> Home > Charset Detect Stream Reader

Charset Detect Stream Reader

The CharsetDetectStreamReader class takes in a byte stream (InputStream), automatically detects the character encoding of the byte stream, and turns it into a character stream (Reader) using that encoding. If the detected character encoding is UTF-8, UTF-16, or UTF-32, and contains a byte-order mark (BOM), the BOM will be removed from the byte stream and not appear in the character stream. The CharsetDetectStreamReader class can be used in place of the InputStreamReader class provided in the Java API.

The algorithm used by CharsetDetectStreamReader to detect the character encoding of the byte stream is to successively apply the following methods in the order shown until one of these methods is able to detect the character encoding.

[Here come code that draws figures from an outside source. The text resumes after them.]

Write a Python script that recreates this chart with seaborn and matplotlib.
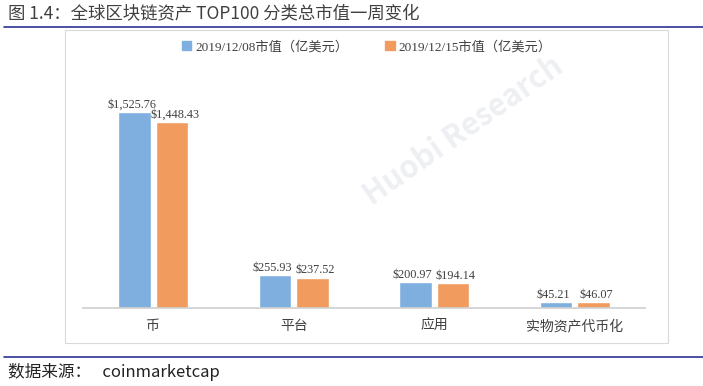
import matplotlib
matplotlib.use("Agg")
import matplotlib.pyplot as plt
import seaborn as sns
import pandas as pd
from matplotlib.patches import Rectangle
from matplotlib.lines import Line2D
from matplotlib.font_manager import FontProperties

categories = ["币", "平台", "应用", "实物资产代币化"]
series_names = ["2019/12/08市值（亿美元）", "2019/12/15市值（亿美元）"]
values_1208 = [1525.76, 255.93, 200.97, 45.21]
values_1215 = [1448.43, 237.52, 194.14, 46.07]
colors = ["#7EAFDF", "#F19B5E"]

sns.set_theme(style="white")
plt.rcParams["font.family"] = ["Noto Sans CJK SC", "DejaVu Sans"]

df = pd.DataFrame({
    "category": categories * 2,
    "series": [series_names[0]] * 4 + [series_names[1]] * 4,
    "value": values_1208 + values_1215,
})

fig = plt.figure(figsize=(7.03, 3.86), dpi=100)
ax = fig.add_axes([0.118, 0.202, 0.7995, 0.598])

sns.barplot(data=df, x="category", y="value", hue="series", palette=colors,
            width=0.53, gap=0.13, ax=ax, legend=False, saturation=1)

ax.set_ylim(0, 1800)
ax.set_xlim(-0.5, 3.5)
ax.set_xlabel("")
ax.set_ylabel("")
ax.set_yticks([])
for side in ["left", "right", "top"]:
    ax.spines[side].set_visible(False)
ax.spines["bottom"].set_color("#D0D0D0")
ax.tick_params(axis="x", length=0, labelsize=10, colors="#404040", pad=8)

for i, cont in enumerate(ax.containers):
    shift = -0.02 if i == 0 else 0.02
    for bar in cont:
        h = bar.get_height()
        ax.text(bar.get_x() + bar.get_width() / 2 + shift, h + 12, f"${h:,.2f}",
                ha="center", va="bottom", fontsize=8.8, color="#404040",
                family=["Liberation Serif", "DejaVu Serif"])

# frame around chart
fig.patches.append(Rectangle((65 / 703, 1 - 343 / 386), 603 / 703, 313 / 386,
                             transform=fig.transFigure, fill=False,
                             edgecolor="#D9D9D9", linewidth=0.8))

# title and rules
fig.text(8 / 703, 1 - 14 / 386, "图 1.4：全球区块链资产 TOP100 分类总市值一周变化",
         fontsize=12.5, color="#404040", va="center", ha="left")
fig.lines.append(Line2D([0.005, 1.0], [1 - 27 / 386] * 2, transform=fig.transFigure,
                        color="#2E3192", linewidth=1.2))
fig.lines.append(Line2D([0.005, 1.0], [1 - 357 / 386] * 2, transform=fig.transFigure,
                        color="#2E3192", linewidth=1.2))
fig.text(8 / 703, 1 - 372 / 386, "数据来源：   coinmarketcap",
         fontsize=12, color="#222222", va="center", ha="left")

# legend
handles = [Rectangle((0, 0), 1, 1, color=c) for c in colors]
legend_font = FontProperties(family=["Liberation Serif", "Noto Sans CJK SC"], size=9.5)
fig.legend(handles, series_names, loc="center", bbox_to_anchor=(0.522, 1 - 47 / 386),
           ncol=2, frameon=False, prop=legend_font, handlelength=0.7, handleheight=0.7,
           handletextpad=0.3, columnspacing=2.8, labelcolor="#404040")

# faint watermark
fig.text(0.66, 0.66, "Huobi Research", fontsize=22, color="#C8CCD8", alpha=0.3,
         rotation=35, ha="center", va="center", fontweight="bold", zorder=0)

fig.savefig("out.png", dpi=100)
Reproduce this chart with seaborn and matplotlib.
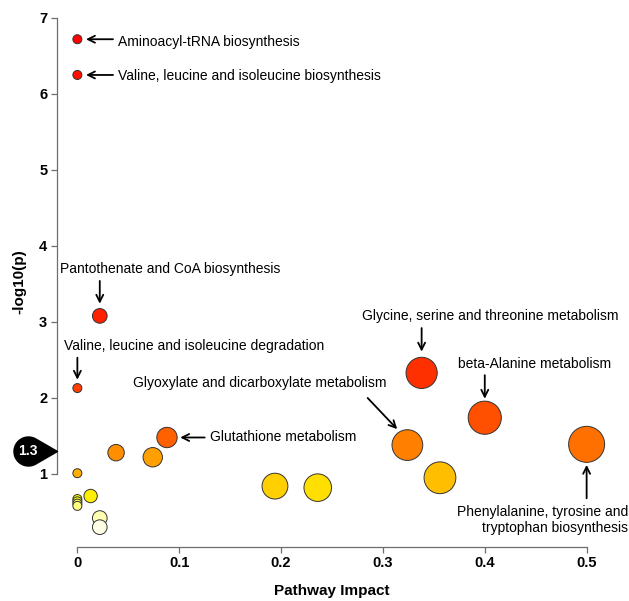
import colorsys
import numpy as np
import pandas as pd
import matplotlib
matplotlib.use('Agg')
import matplotlib.pyplot as plt
import seaborn as sns
from matplotlib.path import Path
from matplotlib.transforms import blended_transform_factory, offset_copy

# pathway table, sorted by p value (as MetaboAnalyst does)
impact = [0.0, 0.0, 0.022, 0.338, 0.0, 0.40, 0.088, 0.50, 0.324, 0.038, 0.074,
          0.0, 0.356, 0.194, 0.236, 0.013, 0.0, 0.0, 0.0, 0.0, 0.022, 0.022]
neglogp = [6.72, 6.25, 3.08, 2.33, 2.13, 1.74, 1.48, 1.39, 1.38, 1.28, 1.22,
           1.01, 0.95, 0.84, 0.82, 0.71, 0.67, 0.64, 0.61, 0.58, 0.42, 0.30]

x_ticks = [0, 0.1, 0.2, 0.3, 0.4, 0.5]
x_ticklabels = ['0', '0.1', '0.2', '0.3', '0.4', '0.5']
y_ticks = [1, 2, 3, 4, 5, 6, 7]
threshold = 1.3

# text, text position, alignment, arrow tail, arrow head
labels = [
    ('Aminoacyl-tRNA biosynthesis', (0.040, 6.68), 'left', (0.035, 6.72), (0.0085, 6.72)),
    ('Valine, leucine and isoleucine biosynthesis', (0.040, 6.24), 'left', (0.035, 6.25), (0.0085, 6.25)),
    ('Pantothenate and CoA biosynthesis', (0.091, 3.70), 'center', (0.022, 3.54), (0.022, 3.24)),
    ('Valine, leucine and isoleucine degradation', (-0.013, 2.68), 'left', (0.0, 2.53), (0.0, 2.24)),
    ('Glutathione metabolism', (0.130, 1.48), 'left', (0.125, 1.48), (0.101, 1.48)),
    ('Glyoxylate and dicarboxylate metabolism', (0.179, 2.20), 'center', (0.285, 2.0), (0.314, 1.59)),
    ('Glycine, serine and threonine metabolism', (0.405, 3.08), 'center', (0.338, 2.92), (0.338, 2.61)),
    ('beta-Alanine metabolism', (0.449, 2.45), 'center', (0.40, 2.30), (0.40, 1.99)),
    ('Phenylalanine, tyrosine and\ntryptophan biosynthesis', (0.5404, 0.395), 'right', (0.5, 0.68), (0.5, 1.12)),
]


def heat_colors(n):
    # same as R's heat.colors()
    j = n // 4
    i = n - j
    cols = [colorsys.hsv_to_rgb(h, 1, 1) for h in np.linspace(0, 1 / 6, i)]
    cols += [colorsys.hsv_to_rgb(1 / 6, s, 1) for s in np.linspace(1 - 1 / (2 * j), 1 / (2 * j), j)]
    return cols


sns.set_style('ticks')
plt.rcParams['font.family'] = ['Liberation Sans', 'DejaVu Sans']
plt.rcParams['text.color'] = 'black'
plt.rcParams['axes.labelcolor'] = 'black'
plt.rcParams['xtick.labelcolor'] = 'black'
plt.rcParams['ytick.labelcolor'] = 'black'

W, H, DPI = 629, 601, 100
fig = plt.figure(figsize=(W / DPI, H / DPI), dpi=DPI)
xlim = (-0.02, 0.52)
ylim = (0.043, 7.01)
ax = fig.add_axes([57 / W, (H - 546.7) / H, 550 / W, (546.7 - 17.2) / H])

# circle radius in x units, like MetaboAnalyst
sqx = np.sqrt(impact)
maxR = (sqx.max() - sqx.min()) / 40
minR = (sqx.max() - sqx.min()) / 160
radius = minR + (maxR - minR) * (sqx - sqx.min()) / (sqx.max() - sqx.min())
px_per_x = 550 / (xlim[1] - xlim[0])
size_pts = (2 * radius * px_per_x * 72 / DPI) ** 2

df = pd.DataFrame({'impact': impact, 'logp': neglogp,
                   'rank': [str(k) for k in range(len(impact))]})
sns.scatterplot(data=df, x='impact', y='logp', hue='rank',
                palette=heat_colors(len(df)), s=size_pts,
                edgecolor='#333333', linewidth=0.7, legend=False,
                clip_on=False, zorder=3, ax=ax)

ax.set_xlim(*xlim)
ax.set_ylim(*ylim)
ax.set_xticks(x_ticks)
ax.set_xticklabels(x_ticklabels)
ax.set_yticks(y_ticks)
for lab in ax.get_xticklabels() + ax.get_yticklabels():
    lab.set_fontweight('bold')
    lab.set_fontsize(10.5)
    lab.set_color('black')
ax.tick_params(length=4, width=0.9, color='#6e6e6e', pad=3)
for side in ['top', 'right']:
    ax.spines[side].set_visible(False)
ax.spines['left'].set_bounds(y_ticks[0], y_ticks[-1])
ax.spines['bottom'].set_bounds(x_ticks[0], x_ticks[-1])
for side in ['left', 'bottom']:
    ax.spines[side].set_color('#6e6e6e')
    ax.spines[side].set_linewidth(0.9)

ax.set_xlabel('Pathway Impact', fontsize=11, fontweight='bold', labelpad=10)
ax.set_ylabel('-log10(p)', fontsize=11, fontweight='bold', labelpad=9)

for text, txy, ha, tail, head in labels:
    ax.annotate('', xy=head, xytext=tail,
                arrowprops=dict(arrowstyle='->,head_length=0.5,head_width=0.25',
                                lw=1.3, color='black', shrinkA=0, shrinkB=0))
    ax.text(txy[0], txy[1], text, ha=ha, va='center', fontsize=10,
            multialignment=ha if ha != 'center' else 'center', clip_on=False)

# 1.3 threshold pin on the y axis
d, r = 29.0, 14.5
th = np.arccos(r / d)
angs = np.linspace(th, 2 * np.pi - th, 60)
verts = [(-d + r * np.cos(a), r * np.sin(a)) for a in angs] + [(0, 0), (-d + r * np.cos(th), r * np.sin(th))]
pin = Path(verts, closed=True)
trans = blended_transform_factory(ax.transAxes, ax.transData)
ax.plot([0], [threshold], marker=pin, markersize=2 * (d + r) * 72 / DPI,
        color='black', transform=trans, clip_on=False, zorder=5)
ax.text(0, threshold, '1.3', color='white', fontsize=10, fontweight='bold',
        ha='center', va='center', zorder=6, clip_on=False,
        transform=offset_copy(trans, fig=fig, x=-d, y=0, units='dots'))

fig.savefig('out.png', dpi=DPI)
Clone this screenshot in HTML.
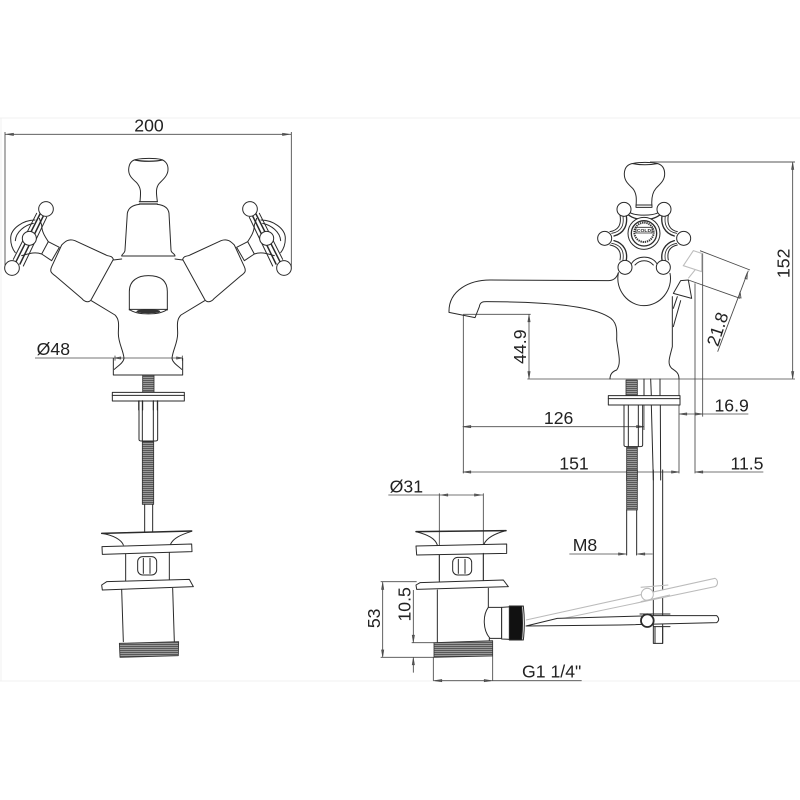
<!DOCTYPE html>
<html><head><meta charset="utf-8"><style>
html,body{margin:0;padding:0;background:#fff}
svg{display:block;filter:blur(.35px)}
text{font-family:"Liberation Sans",sans-serif;fill:#222;stroke:none;font-size:53px}
.l{fill:none;stroke:#2a2a2a;stroke-width:3;stroke-linejoin:round;stroke-linecap:round}
.w{fill:#fff}
.d{fill:none;stroke:#4a4a4a;stroke-width:2.6}
.p{fill:none;stroke:#bdbdbd;stroke-width:3.2}
.t{fill:url(#st);stroke:#333;stroke-width:2.5}
</style></head><body>
<svg xmlns="http://www.w3.org/2000/svg" width="800" height="800" viewBox="0 0 800 800">
<defs>
<pattern id="st" width="6" height="6" patternUnits="userSpaceOnUse"><rect width="6" height="6" fill="#999"/><rect width="6" height="2.5" fill="#4c4c4c"/></pattern>
<g id="arm" class="l">
<path class="w" d="M125 432L145 395L178 412L155 452Z"/>
<path class="w" d="M340 448C335 435 325 440 318 435L225 392C205 385 195 395 185 405L155 470C148 485 155 490 165 497L245 565C255 578 268 578 274 568Z"/>
<path d="M105 330C70 330 32 355 32 385C32 402 38 418 46 428"/>
<path d="M100 340C75 345 48 365 46 392"/>
<path d="M118 325L125 345C125 365 135 380 145 395M125 432C105 425 90 430 65 437"/>
<path d="M120 312L48 455M130 318L60 462" stroke-width="4.5"/>
<path d="M110 310L40 448M140 322L70 468"/>
<circle class="w" cx="138" cy="297" r="22"/><circle class="w" cx="88" cy="385" r="21"/><circle class="w" cx="36" cy="474" r="22"/>
</g>
<g id="cap" class="l">
<path d="M65 490C100 495 125 510 130 525M335 484C300 495 280 505 272 522"/>
<path d="M65 490L335 483" stroke-width="4.5"/>
<path class="w" d="M66 530L335 522L336 545L67 553Z"/>
<path d="M137 552L137 632M268 548L268 630"/>
<rect x="173" y="560" width="57" height="55" rx="15"/>
<path d="M190 565L190 610M210 565L210 610"/>
<path class="w" d="M65 645L80 635L328 628L340 650L67 660Z"/>
<path d="M125 658L130 815M278 655L283 815"/>
<path class="t" d="M118 820L296 815L295 857L120 862Z"/>
</g>
</defs>
<rect width="800" height="800" fill="#fff"/>
<path d="M0 118H800M0 681H800M1 118V681" stroke="#f0f0f0" fill="none"/>

<!-- left view -->
<g transform="translate(0,110) scale(.33333)">
<path class="d" d="M15 66V470M874 66V470M15 73H874M105 744H548M345 737V752M547 737V752"/>
<path class="d" d="M22 73L40 70V76ZM866 73L848 70V76ZM345 744L362 741V747ZM547 744L530 741V747Z"/>
<text x="447" y="65" text-anchor="middle">200</text>
<text x="160" y="735" text-anchor="middle">Ø48</text>
<use href="#arm"/><use href="#arm" transform="translate(888,0) scale(-1,1)"/>
<g class="l">
<path d="M420 275C422 250 425 235 410 218C395 205 385 195 386 178C387 160 395 150 410 148C430 144 465 144 482 148C498 152 505 165 504 180C503 197 490 208 478 220C465 235 470 255 472 275"/>
<path d="M405 150C425 155 470 155 488 150" stroke-width="3.5"/>
<path d="M418 275H472M418 282H472" stroke-width="3.5"/>
<path d="M418 283C400 285 385 292 382 310L375 420C375 430 365 432 365 438H525C525 430 513 430 513 420L507 310C505 292 490 285 472 283"/>
<path d="M340 450L365 447M525 447L548 450"/>
<path d="M274 572L345 615C360 630 355 650 355 670C355 700 370 720 372 745C370 760 350 770 343 778"/>
<path d="M614 572L543 615C528 630 533 650 533 670C533 700 518 720 516 745C518 760 538 770 545 778"/>
<path d="M340 745V795H548V745"/>
<path d="M388 600V545C388 510 415 497 445 497C480 497 502 510 502 545V600"/>
<path d="M388 598C410 616 480 616 502 598Z" fill="#fff"/>
<ellipse cx="445" cy="604" rx="36" ry="6" fill="#333" stroke="none"/>
<rect class="t" x="428" y="796" width="34" height="50"/>
<path class="w" d="M337 847H553V873H337Z"/><path d="M337 856H553"/>
<path d="M416 873V900M428 873V900M460 873V900M472 873V900"/>
</g>
</g>
<g transform="translate(80,370) scale(.33333)" class="l">
<path d="M177 92V208Q177 213 185 213H225Q233 213 233 208V92M187 92V213M220 92V213"/>
<rect class="t" x="187" y="215" width="34" height="188"/>
<path d="M194 403V485M218 403V485"/>
<use href="#cap"/>
</g>

<!-- side view -->
<g transform="translate(440,150) scale(.33333)">
<path d="M630 36H1065" stroke="#777" stroke-width="4" fill="none"/>
<path class="d" d="M1058 36V687M262 687H1065M70 493H272M267 493V687M70 493V970M717 687V970M765 400V970M788 310V800M612 687V840"/>
<path class="d" d="M717 792H925M68 830H612M68 966H717M765 966H970"/>
<path class="d" d="M780 302L930 360M745 390L900 445M925 362L833 605"/>
<path class="d" d="M1058 40L1055 58H1061ZM1058 683L1055 665H1061ZM267 497L264 515H270ZM267 683L264 665H270ZM72 830L92 827V833ZM610 830L590 827V833ZM72 966L92 963V969ZM715 966L695 963V969ZM768 966L788 963V969ZM720 792L740 789V795ZM786 792L766 789V795ZM922 368L915 385L921 387ZM900 425L897 443L903 444Z"/>
<text x="356" y="822" text-anchor="middle">126</text>
<text x="402" y="958" text-anchor="middle">151</text>
<text x="921" y="958" text-anchor="middle">11.5</text>
<text x="875" y="785" text-anchor="middle">16.9</text>
<text transform="translate(258,590) rotate(-90)" text-anchor="middle">44.9</text>
<text transform="translate(1048,340) rotate(-90)" text-anchor="middle">152</text>
<text transform="translate(850,543) rotate(-72)" text-anchor="middle">21.8</text>
<g class="l">
<path d="M588 170C590 145 590 130 578 115C562 100 552 90 553 70C554 50 565 42 580 40C600 36 630 36 650 40C665 43 674 52 674 72C674 92 660 102 648 115C635 130 634 150 636 170"/>
<path d="M578 41C600 45 630 45 652 41"/>
<path d="M588 165H636M588 172H636"/>
<path d="M535 370C525 420 565 467 612 467C660 467 700 420 690 370"/>
<path d="M535 368C530 385 520 392 505 392L150 390C90 390 25 420 27 487L105 503L118 470C120 455 130 455 140 455C250 455 440 460 505 500C535 515 530 550 530 570C535 610 545 640 530 660C515 665 510 675 510 687"/>
<path d="M697 440V590C690 620 680 640 695 655C710 665 717 670 717 687"/>
<path d="M700 530L722 452M700 475L712 440"/>
<path class="w" d="M700 430L722 392L745 390L755 445Z"/>
<path d="M570 188C590 198 635 198 655 188M540 195C545 225 535 240 510 245M685 195C680 225 690 240 712 245M510 285C535 290 545 305 540 330M712 285C690 290 680 305 685 330"/>
<path d="M548 192C554 225 545 245 515 250M677 192C670 225 682 245 710 250M515 280C545 285 554 305 548 335M710 280C682 285 670 305 677 335" stroke-width="2.5"/>
<path d="M558 192C565 225 552 250 522 258M667 192C660 225 675 250 703 258M522 272C552 280 565 305 558 335M703 272C675 280 660 305 667 335" stroke-width="4"/>
<path d="M575 340C590 315 635 315 650 340M585 345C600 328 625 328 640 345"/>
<path d="M560 190C585 215 640 215 665 190" stroke-width="4"/>
<circle class="w" cx="612" cy="250" r="48"/>
<circle cx="612" cy="250" r="38" stroke-width="4"/>
<circle cx="612" cy="247" r="29" stroke-width="6" stroke-dasharray="4 2.5" stroke-linecap="butt" stroke="#333"/>
<rect x="588" y="232" width="48" height="17" fill="#fff" stroke-width="2.5"/>
<circle class="w" cx="552" cy="178" r="21"/><circle class="w" cx="672" cy="178" r="21"/>
<circle class="w" cx="494" cy="265" r="21"/><circle class="w" cx="731" cy="265" r="21"/>
<circle class="w" cx="555" cy="352" r="21"/><circle class="w" cx="670" cy="352" r="21"/>
<rect class="t" x="558" y="690" width="34" height="47"/>
<path d="M612 687V737M632 687L634 737M660 687V737"/>
<path class="w" d="M505 737H720V765H505Z"/><path d="M505 746H720"/>
<path d="M552 765V885Q552 890 560 890H600Q608 890 608 885V765M565 765V890M595 765V890M634 765L640 990M661 765L662 990"/>
<rect class="t" x="560" y="892" width="32" height="100"/>
</g>
<path class="p" d="M730 347L760 302L785 310V365ZM745 385L765 360"/>
<text x="612" y="246" text-anchor="middle" style="font-size:15px;font-weight:bold">COLD</text>
</g>

<!-- waste -->
<g transform="translate(360,470) scale(.33333)">
<path class="d" d="M85 75H370M238 70V330M370 70V330M62 335H170M62 562H222M155 518H222M68 335V562M160 360V518M160 562V608M220 562V632M398 558V632M220 632H665M628 252H798M832 252H878"/>
<path class="d" d="M245 75L263 72V78ZM362 75L344 72V78ZM68 340L65 358H71ZM68 558L65 540H71ZM160 514L157 496H163ZM160 566L157 584H163ZM225 632L245 629V635ZM393 632L373 629V635ZM796 252L776 249V255ZM834 252L854 249V255Z"/>
<text x="139" y="67" text-anchor="middle">Ø31</text>
<text x="675" y="243" text-anchor="middle">M8</text>
<text x="575" y="622" text-anchor="middle">G1 1/4"</text>
<text transform="translate(60,445) rotate(-90)" text-anchor="middle">53</text>
<text transform="translate(152,403) rotate(-90)" text-anchor="middle">10.5</text>
<g class="l">
<rect class="t" x="800" y="0" width="32" height="120"/>
<path d="M800 120V255M830 120V255"/>
<path d="M880 0V520H908V0"/>
<path d="M168 185C205 195 225 205 232 225M438 182C400 192 380 205 372 222"/>
<path d="M168 185L438 182" stroke-width="4.5"/>
<path class="w" d="M168 228L440 222L440 250L170 255Z"/>
<path d="M238 255V335M370 250V332"/>
<rect x="278" y="262" width="57" height="53" rx="15"/>
<path d="M295 268V310M315 268V310"/>
<path class="w" d="M168 345L180 338L430 330L445 350L170 358Z"/>
<path d="M232 360V518M385 355V412M388 505V512"/>
<path class="t" d="M222 518L398 512L398 558L222 562Z"/>
<path class="w" d="M385 412C368 435 368 480 390 505H425V412Z"/>
</g>
<g class="p" style="stroke:#bbb">
<path d="M498 450L1065 325C1075 330 1075 345 1065 350L515 465" fill="#fff"/>
<circle cx="862" cy="373" r="18" fill="#fff"/>
<path d="M842 352L925 345M842 395L930 375"/>
</g>
<g class="l">
<path class="w" d="M592 445L880 437H1070C1078 445 1078 452 1070 458L780 465L498 468L592 445"/>
<path d="M885 470V520M908 470V520"/>
<path d="M840 432H930M880 470H930" stroke-width="3"/>
<circle cx="862" cy="452" r="19" fill="#fff" stroke-width="5.5"/>
<path class="w" d="M425 412L490 408Q496 460 490 510L425 507Z"/>
<path d="M448 408H485Q490 460 485 510H448Z" fill="#111"/>
</g>
</g>
</svg>
</body></html>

  1. Read in the first few bytes of the byte stream, and attempts to detect the BOM that uniquely identifies the UTF-8, UTF-16, or UTF-32 character encodings.
  2. Reads in a small amount of data from the byte stream and attempt to detect the XML declaration <?xml ... ?> together with a possible character encoding. If a XML declaration is detected and it contains encoding information, then that encoding is returned instead provided that it can be verified to be reasonably correct.
  3. Use the CharsetDetector class of the International Components for Unicode for Java (ICU4J) package to detect the most likely character encoding of the byte stream, by reading in a small amount of data from the byte stream.

The above algorithm is by necessity a heuristic and is not guranteed to always detect the correct encoding.

This class is written to support the search engine wrapper package, and is written partially in response to Sun Java developers closing bug report 4508058 with a "Will Not Fix".

The charset detect stream reader is open source and licensed under the GNU General Public License, either version 3 or (at your option) any later version. Sun Java 1.6 is required to use the package.

Status

This package is under general release.

Downloads

Release: 2009 September 30

Added a new character encoding detection method, which attempts to find the XML declaration <?xml ... ?> as well as its encoding information where available.

Release: 2009 July 17

Fixed a bug where an UnsupportedEncodingException is thrown for particular input streams, especially those from very small input files, when ICU4J returned an encoding that is unsupported in Sun Java.

Release: 2009 June 25

This is the initial release of the charset detect stream reader.